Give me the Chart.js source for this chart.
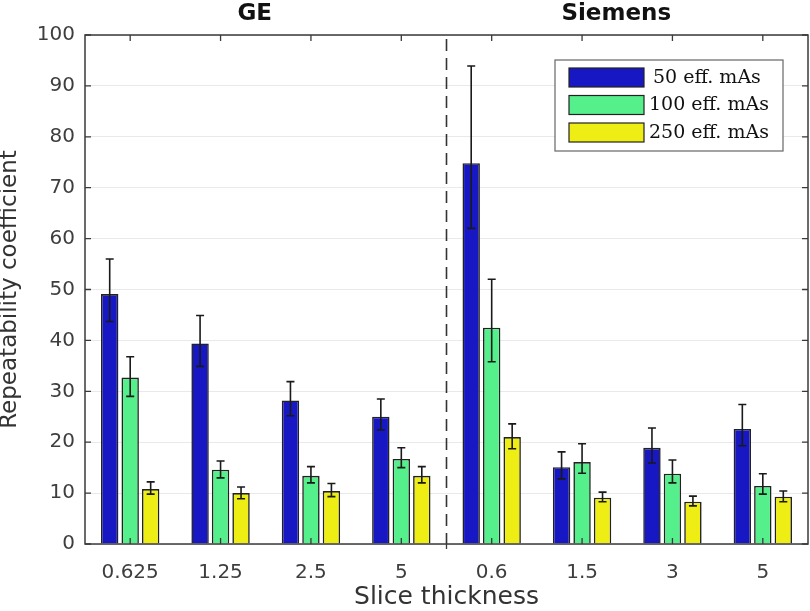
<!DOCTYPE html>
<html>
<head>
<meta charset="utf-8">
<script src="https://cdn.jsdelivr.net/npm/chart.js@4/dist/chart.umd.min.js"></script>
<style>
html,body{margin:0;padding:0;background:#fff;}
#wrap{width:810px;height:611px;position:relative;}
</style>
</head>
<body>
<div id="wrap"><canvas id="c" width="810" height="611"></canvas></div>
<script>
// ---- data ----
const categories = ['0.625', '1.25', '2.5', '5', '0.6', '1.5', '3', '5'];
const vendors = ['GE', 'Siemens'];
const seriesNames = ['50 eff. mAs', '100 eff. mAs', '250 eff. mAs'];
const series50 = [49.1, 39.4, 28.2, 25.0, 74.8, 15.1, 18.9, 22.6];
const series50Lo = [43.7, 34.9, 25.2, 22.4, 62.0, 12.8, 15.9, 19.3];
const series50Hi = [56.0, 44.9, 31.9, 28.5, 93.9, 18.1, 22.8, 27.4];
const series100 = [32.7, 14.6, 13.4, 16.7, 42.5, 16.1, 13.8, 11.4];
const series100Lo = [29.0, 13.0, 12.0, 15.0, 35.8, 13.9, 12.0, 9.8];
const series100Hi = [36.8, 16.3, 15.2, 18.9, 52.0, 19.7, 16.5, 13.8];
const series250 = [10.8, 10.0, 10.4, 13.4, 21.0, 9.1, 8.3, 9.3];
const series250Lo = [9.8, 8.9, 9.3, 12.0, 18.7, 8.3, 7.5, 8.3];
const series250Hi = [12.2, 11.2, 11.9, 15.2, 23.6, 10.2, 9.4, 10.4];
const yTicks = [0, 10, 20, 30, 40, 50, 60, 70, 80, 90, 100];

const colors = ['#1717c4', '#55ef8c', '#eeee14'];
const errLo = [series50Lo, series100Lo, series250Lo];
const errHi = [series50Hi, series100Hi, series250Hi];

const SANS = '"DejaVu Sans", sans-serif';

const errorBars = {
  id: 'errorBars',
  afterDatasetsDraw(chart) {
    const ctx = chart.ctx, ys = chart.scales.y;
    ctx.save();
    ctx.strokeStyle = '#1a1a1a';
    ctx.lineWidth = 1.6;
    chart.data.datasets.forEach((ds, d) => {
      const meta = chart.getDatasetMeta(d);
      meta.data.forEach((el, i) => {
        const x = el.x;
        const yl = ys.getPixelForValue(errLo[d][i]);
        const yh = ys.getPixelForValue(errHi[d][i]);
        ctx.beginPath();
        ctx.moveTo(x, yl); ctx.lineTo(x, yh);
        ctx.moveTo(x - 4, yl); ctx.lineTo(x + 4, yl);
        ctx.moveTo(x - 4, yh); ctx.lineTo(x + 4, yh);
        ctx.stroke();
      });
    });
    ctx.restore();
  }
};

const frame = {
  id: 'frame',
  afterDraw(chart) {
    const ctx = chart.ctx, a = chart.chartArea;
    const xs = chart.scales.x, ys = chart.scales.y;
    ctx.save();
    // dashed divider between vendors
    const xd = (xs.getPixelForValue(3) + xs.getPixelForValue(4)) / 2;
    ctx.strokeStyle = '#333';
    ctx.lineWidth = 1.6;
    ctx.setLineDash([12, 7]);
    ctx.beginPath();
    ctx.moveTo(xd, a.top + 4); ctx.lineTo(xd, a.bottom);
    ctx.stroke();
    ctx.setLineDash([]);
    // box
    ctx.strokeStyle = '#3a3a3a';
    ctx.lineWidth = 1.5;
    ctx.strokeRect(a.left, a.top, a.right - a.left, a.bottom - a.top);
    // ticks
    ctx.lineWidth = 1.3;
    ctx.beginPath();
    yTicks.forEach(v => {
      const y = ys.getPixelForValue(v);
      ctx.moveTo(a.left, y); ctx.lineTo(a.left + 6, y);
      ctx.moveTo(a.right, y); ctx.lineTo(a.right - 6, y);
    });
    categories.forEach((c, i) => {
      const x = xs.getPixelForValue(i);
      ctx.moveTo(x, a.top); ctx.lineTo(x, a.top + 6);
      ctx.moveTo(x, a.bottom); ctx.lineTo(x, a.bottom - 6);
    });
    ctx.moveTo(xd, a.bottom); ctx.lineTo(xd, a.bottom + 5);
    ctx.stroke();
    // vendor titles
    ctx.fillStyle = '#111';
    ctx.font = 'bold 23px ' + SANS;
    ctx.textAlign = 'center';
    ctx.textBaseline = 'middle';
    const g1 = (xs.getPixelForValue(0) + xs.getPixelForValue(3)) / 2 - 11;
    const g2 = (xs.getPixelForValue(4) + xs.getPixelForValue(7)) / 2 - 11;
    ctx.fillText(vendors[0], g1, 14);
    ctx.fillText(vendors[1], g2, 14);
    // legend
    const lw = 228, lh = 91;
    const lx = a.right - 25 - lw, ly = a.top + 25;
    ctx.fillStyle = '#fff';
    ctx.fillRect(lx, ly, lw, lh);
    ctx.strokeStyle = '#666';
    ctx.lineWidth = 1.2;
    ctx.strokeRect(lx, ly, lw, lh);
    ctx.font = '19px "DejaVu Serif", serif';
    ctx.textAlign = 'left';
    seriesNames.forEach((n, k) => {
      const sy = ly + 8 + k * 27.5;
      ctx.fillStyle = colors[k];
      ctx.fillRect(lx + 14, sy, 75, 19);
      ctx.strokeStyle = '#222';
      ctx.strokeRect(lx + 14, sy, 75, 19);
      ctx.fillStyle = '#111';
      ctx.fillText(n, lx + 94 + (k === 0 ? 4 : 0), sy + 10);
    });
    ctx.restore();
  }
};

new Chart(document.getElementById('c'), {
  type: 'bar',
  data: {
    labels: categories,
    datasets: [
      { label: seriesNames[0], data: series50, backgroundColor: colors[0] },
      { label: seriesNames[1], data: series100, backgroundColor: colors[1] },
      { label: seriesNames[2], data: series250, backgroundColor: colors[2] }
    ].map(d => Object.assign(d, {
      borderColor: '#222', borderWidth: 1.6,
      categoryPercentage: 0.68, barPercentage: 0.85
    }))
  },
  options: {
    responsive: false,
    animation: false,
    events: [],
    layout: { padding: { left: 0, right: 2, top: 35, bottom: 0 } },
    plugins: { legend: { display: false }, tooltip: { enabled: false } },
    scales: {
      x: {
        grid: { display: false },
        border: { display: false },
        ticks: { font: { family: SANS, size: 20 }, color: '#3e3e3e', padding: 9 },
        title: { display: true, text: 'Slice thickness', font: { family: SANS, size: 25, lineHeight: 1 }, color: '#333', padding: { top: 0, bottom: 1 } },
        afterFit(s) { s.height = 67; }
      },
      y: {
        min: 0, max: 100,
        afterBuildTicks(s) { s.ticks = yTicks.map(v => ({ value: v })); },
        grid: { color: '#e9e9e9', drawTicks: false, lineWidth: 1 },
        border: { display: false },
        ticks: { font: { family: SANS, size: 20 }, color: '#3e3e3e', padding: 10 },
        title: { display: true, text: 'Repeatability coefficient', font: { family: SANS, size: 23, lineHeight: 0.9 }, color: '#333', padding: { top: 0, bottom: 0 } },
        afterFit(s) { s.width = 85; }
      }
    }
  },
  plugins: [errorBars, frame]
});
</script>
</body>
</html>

++++++++

TASK OBJECTIVE:
Repeat the material verbatim. Do not carry over any picture.

PROBLEM SOLUTION:
Give me the Chart.js source for this chart.
<!DOCTYPE html>
<html>
<head>
<meta charset="utf-8">
<script src="https://cdn.jsdelivr.net/npm/chart.js@4/dist/chart.umd.min.js"></script>
<style>
html,body{margin:0;padding:0;background:#fff;}
#wrap{width:810px;height:611px;position:relative;}
</style>
</head>
<body>
<div id="wrap"><canvas id="c" width="810" height="611"></canvas></div>
<script>
// ---- data ----
const categories = ['0.625', '1.25', '2.5', '5', '0.6', '1.5', '3', '5'];
const vendors = ['GE', 'Siemens'];
const seriesNames = ['50 eff. mAs', '100 eff. mAs', '250 eff. mAs'];
const series50 = [49.1, 39.4, 28.2, 25.0, 74.8, 15.1, 18.9, 22.6];
const series50Lo = [43.7, 34.9, 25.2, 22.4, 62.0, 12.8, 15.9, 19.3];
const series50Hi = [56.0, 44.9, 31.9, 28.5, 93.9, 18.1, 22.8, 27.4];
const series100 = [32.7, 14.6, 13.4, 16.7, 42.5, 16.1, 13.8, 11.4];
const series100Lo = [29.0, 13.0, 12.0, 15.0, 35.8, 13.9, 12.0, 9.8];
const series100Hi = [36.8, 16.3, 15.2, 18.9, 52.0, 19.7, 16.5, 13.8];
const series250 = [10.8, 10.0, 10.4, 13.4, 21.0, 9.1, 8.3, 9.3];
const series250Lo = [9.8, 8.9, 9.3, 12.0, 18.7, 8.3, 7.5, 8.3];
const series250Hi = [12.2, 11.2, 11.9, 15.2, 23.6, 10.2, 9.4, 10.4];
const yTicks = [0, 10, 20, 30, 40, 50, 60, 70, 80, 90, 100];

const colors = ['#1717c4', '#55ef8c', '#eeee14'];
const errLo = [series50Lo, series100Lo, series250Lo];
const errHi = [series50Hi, series100Hi, series250Hi];

const SANS = '"DejaVu Sans", sans-serif';

const errorBars = {
  id: 'errorBars',
  afterDatasetsDraw(chart) {
    const ctx = chart.ctx, ys = chart.scales.y;
    ctx.save();
    ctx.strokeStyle = '#1a1a1a';
    ctx.lineWidth = 1.6;
    chart.data.datasets.forEach((ds, d) => {
      const meta = chart.getDatasetMeta(d);
      meta.data.forEach((el, i) => {
        const x = el.x;
        const yl = ys.getPixelForValue(errLo[d][i]);
        const yh = ys.getPixelForValue(errHi[d][i]);
        ctx.beginPath();
        ctx.moveTo(x, yl); ctx.lineTo(x, yh);
        ctx.moveTo(x - 4, yl); ctx.lineTo(x + 4, yl);
        ctx.moveTo(x - 4, yh); ctx.lineTo(x + 4, yh);
        ctx.stroke();
      });
    });
    ctx.restore();
  }
};

const frame = {
  id: 'frame',
  afterDraw(chart) {
    const ctx = chart.ctx, a = chart.chartArea;
    const xs = chart.scales.x, ys = chart.scales.y;
    ctx.save();
    // dashed divider between vendors
    const xd = (xs.getPixelForValue(3) + xs.getPixelForValue(4)) / 2;
    ctx.strokeStyle = '#333';
    ctx.lineWidth = 1.6;
    ctx.setLineDash([12, 7]);
    ctx.beginPath();
    ctx.moveTo(xd, a.top + 4); ctx.lineTo(xd, a.bottom);
    ctx.stroke();
    ctx.setLineDash([]);
    // box
    ctx.strokeStyle = '#3a3a3a';
    ctx.lineWidth = 1.5;
    ctx.strokeRect(a.left, a.top, a.right - a.left, a.bottom - a.top);
    // ticks
    ctx.lineWidth = 1.3;
    ctx.beginPath();
    yTicks.forEach(v => {
      const y = ys.getPixelForValue(v);
      ctx.moveTo(a.left, y); ctx.lineTo(a.left + 6, y);
      ctx.moveTo(a.right, y); ctx.lineTo(a.right - 6, y);
    });
    categories.forEach((c, i) => {
      const x = xs.getPixelForValue(i);
      ctx.moveTo(x, a.top); ctx.lineTo(x, a.top + 6);
      ctx.moveTo(x, a.bottom); ctx.lineTo(x, a.bottom - 6);
    });
    ctx.moveTo(xd, a.bottom); ctx.lineTo(xd, a.bottom + 5);
    ctx.stroke();
    // vendor titles
    ctx.fillStyle = '#111';
    ctx.font = 'bold 23px ' + SANS;
    ctx.textAlign = 'center';
    ctx.textBaseline = 'middle';
    const g1 = (xs.getPixelForValue(0) + xs.getPixelForValue(3)) / 2 - 11;
    const g2 = (xs.getPixelForValue(4) + xs.getPixelForValue(7)) / 2 - 11;
    ctx.fillText(vendors[0], g1, 14);
    ctx.fillText(vendors[1], g2, 14);
    // legend
    const lw = 228, lh = 91;
    const lx = a.right - 25 - lw, ly = a.top + 25;
    ctx.fillStyle = '#fff';
    ctx.fillRect(lx, ly, lw, lh);
    ctx.strokeStyle = '#666';
    ctx.lineWidth = 1.2;
    ctx.strokeRect(lx, ly, lw, lh);
    ctx.font = '19px "DejaVu Serif", serif';
    ctx.textAlign = 'left';
    seriesNames.forEach((n, k) => {
      const sy = ly + 8 + k * 27.5;
      ctx.fillStyle = colors[k];
      ctx.fillRect(lx + 14, sy, 75, 19);
      ctx.strokeStyle = '#222';
      ctx.strokeRect(lx + 14, sy, 75, 19);
      ctx.fillStyle = '#111';
      ctx.fillText(n, lx + 94 + (k === 0 ? 4 : 0), sy + 10);
    });
    ctx.restore();
  }
};

new Chart(document.getElementById('c'), {
  type: 'bar',
  data: {
    labels: categories,
    datasets: [
      { label: seriesNames[0], data: series50, backgroundColor: colors[0] },
      { label: seriesNames[1], data: series100, backgroundColor: colors[1] },
      { label: seriesNames[2], data: series250, backgroundColor: colors[2] }
    ].map(d => Object.assign(d, {
      borderColor: '#222', borderWidth: 1.6,
      categoryPercentage: 0.68, barPercentage: 0.85
    }))
  },
  options: {
    responsive: false,
    animation: false,
    events: [],
    layout: { padding: { left: 0, right: 2, top: 35, bottom: 0 } },
    plugins: { legend: { display: false }, tooltip: { enabled: false } },
    scales: {
      x: {
        grid: { display: false },
        border: { display: false },
        ticks: { font: { family: SANS, size: 20 }, color: '#3e3e3e', padding: 9 },
        title: { display: true, text: 'Slice thickness', font: { family: SANS, size: 25, lineHeight: 1 }, color: '#333', padding: { top: 0, bottom: 1 } },
        afterFit(s) { s.height = 67; }
      },
      y: {
        min: 0, max: 100,
        afterBuildTicks(s) { s.ticks = yTicks.map(v => ({ value: v })); },
        grid: { color: '#e9e9e9', drawTicks: false, lineWidth: 1 },
        border: { display: false },
        ticks: { font: { family: SANS, size: 20 }, color: '#3e3e3e', padding: 10 },
        title: { display: true, text: 'Repeatability coefficient', font: { family: SANS, size: 23, lineHeight: 0.9 }, color: '#333', padding: { top: 0, bottom: 0 } },
        afterFit(s) { s.width = 85; }
      }
    }
  },
  plugins: [errorBars, frame]
});
</script>
</body>
</html>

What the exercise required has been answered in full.